Van Heerden inspected the contractor’s car while they were busy reconnecting the power. The licence disc had expired because the contractor (hired by the Tshwane metro council) ”had outstanding tickets at the Tshwane metro police”.
Like many of the licensing departments in Johannesburg (such as Marlboro and Edenvale), the Centurion licensing centre is, as the DA’s motion stated, chaotic.
Ali Maringa, commander of the Tshwane testing authority, said the Centurion centre sees up to 2 000 people a day, though it only has the capacity to serve 800.
”There’s nothing we can do. They all come to Centurion, and other licensing centres in Waltloo and Akasia are empty. You go in there and it takes 10 minutes; at Centurion you can wait hours.”
People coming to the department for learner’s and driver’s licences as well as those coming for licence renewals have to wait in a single long queue because they go through the same procedures, explains Maringa.
”It takes 10 minutes to deal with one person, and that’s if you’re fast. If you’re slow, it can take 15 minutes. We’re seeing about four people in one hour. If you’re number 100 in the queue, it will take you hours.”
Red tape
Nicholas de Villiers, a lecturer at Varsity College in Tshwane, said he recently waited at the Tshwane’s central licensing department for four hours. ”The thing is that they don’t put you in the right queue and it becomes a bureaucratic mess where the red tape becomes more important than serving the citizens,” he said.
De Villiers’s car was also recently broken into outside his apartment building on Church Street, and he didn’t receive his case number from the central police station in time to claim from insurance.
The roads are also not up to scratch, says Tshwane resident Gareth Coetzee. ”Traffic here is ridiculous because road works take forever,” he said, bringing to mind images of Johannesburg’s notorious Rivonia Road, where cars stay put in traffic for hours.
Coetzee, who works for a community newspaper based in Pretoria, said people in Pretoria are losing hope and faith in the local government. But he added that apart from municipality billing being ”a joke” and the frequent water and electricity cuts, ”Pretoria is still pretty squeaky clean”.

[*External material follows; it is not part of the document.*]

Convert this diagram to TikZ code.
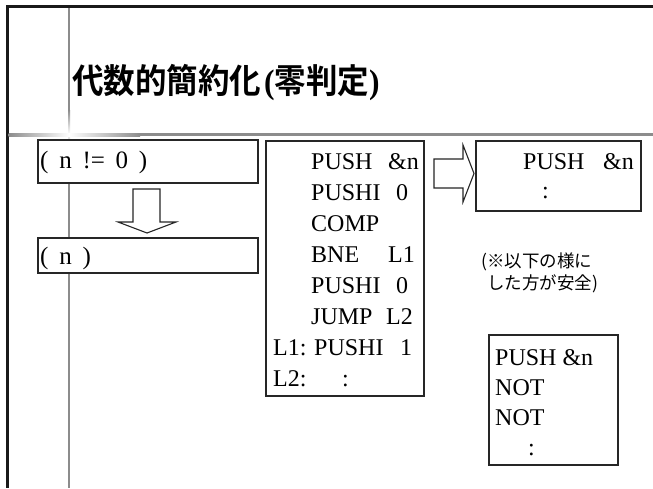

Zelda Potgieter, a resident in the northern suburbs of Tshwane, complained about electricity bills arriving six weeks late and negligence in the way the Tshwane metro operates its service call centre.
”When you phone the Tshwane metro to make a query you are put on hold for hours, or they just don’t pick up the phone. It comes down to you just [not knowing] what’s going on,” she said.
But while poor municipality services and bad roads may be new to people in Tshwane, it’s old news in Johannesburg. De Villiers said that having lived both in Tshwane and Johannesburg, the municipality in Tshwane is not ”nearly as bad as in Johannesburg”.